The tests use SRFI-64.

$GUILE -L mod -s test/test-ffi-cblas.scm
$GUILE -L mod -s test/test-ffi-blis.scm

Depending on your installation (see above) you might need

GUILE_FFI_CBLAS_LIBPATH=/custom/path/lib \
$GUILE ... etc.

and similarly for BLIS.


CBLAS level 1

  • srotg drotg crotg zrotg 4
  • sscal dscal cscal zscal csscal zdscal
  • sswap dswap cswap zswap
  • scopy dcopy ccopy zcopy
  • saxpy daxpy caxpy zaxpy
  • sdot ddot cdotu zdotu cdotc zdotc
  • snrm2 dnrm2 scnrm2 dznrm2
  • sasum dasum scasum dzasum
  • isamax idamax icamax izamax

CBLAS level 2

  • sgemv dgemv cgemv zgemv
  • sger dger cgeru zgeru cgerc zgerc

CBLAS level 3

  • sgemm dgemm cgemm zgemm

BLIS level 1

  • sdaxpy ddaxpy cdaxpy zdaxpy
  • sdaxpby ddaxpby cdaxpby zdaxpby
  • sdotv ddotv cdotv zdotv

BLIS level 2

  • sgemv dgemv cgemv zgemv
  • sger dger cger zger

BLIS level 3

  • sgemm dgemm cgemm zgemm

¹ See http://www.netlib.org/blas/ or https://en.wikipedia.org/wiki/Basic_Linear_Algebra_Subprograms.

² See (https://github.com/flame/blis/blob/master/docs/BLISTypedAPI.md).

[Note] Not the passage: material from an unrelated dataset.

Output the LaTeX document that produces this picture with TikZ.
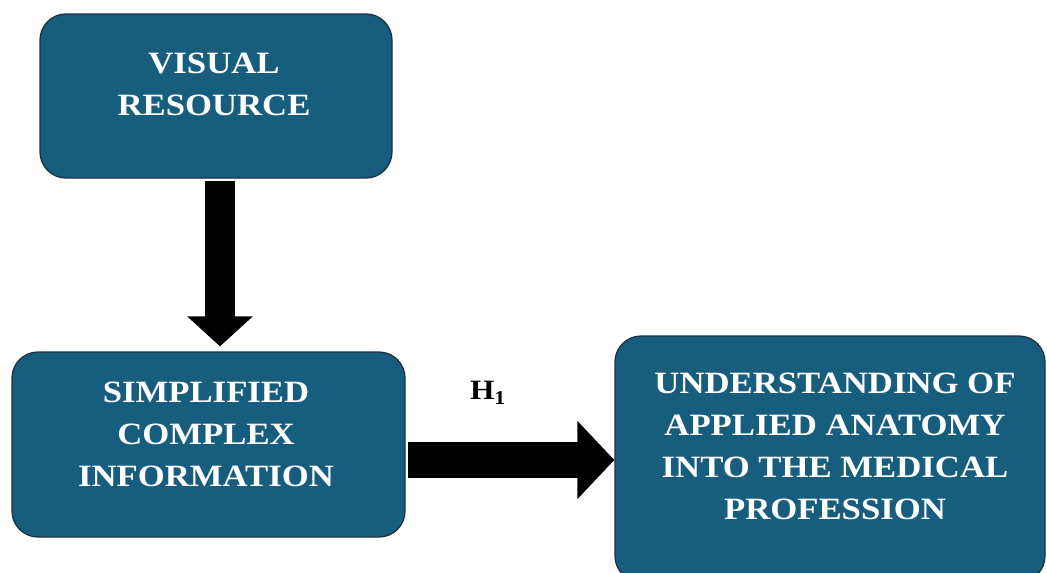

³ The situation with BLIS is a bit complicated. By default (2020/07) BLIS will flag overlapping stride combinations in any of the array arguments as errors, even when the result is well defined (some discussion on the topic here). However, if you disable BLIS' internal error checking with (bli-error-checking-level-set BLIS_NO_ERROR_CHECKING) BLIS will produce the correct result, as far as I've been able to verify. (ffi blis) performs independent shape checks on the typed and functional bindings, and the array arguments have valid strides by construction, so the lack of error checking by BLIS itself isn't necessarily a problem. The test suite includes tests with a variety of overlapping stride combinations for gemm and gemv. Still, BLIS doesn't officially support these strides. Note that if the destination argument has overlapping strides, then the result depends on the order in which the operations are carried out and is pretty much undefined. (ffi blis) will not check the destination argument for this error.

Some distributions of libcblas do not provide these. guile-ffi-cblas will still work, just without these bindings.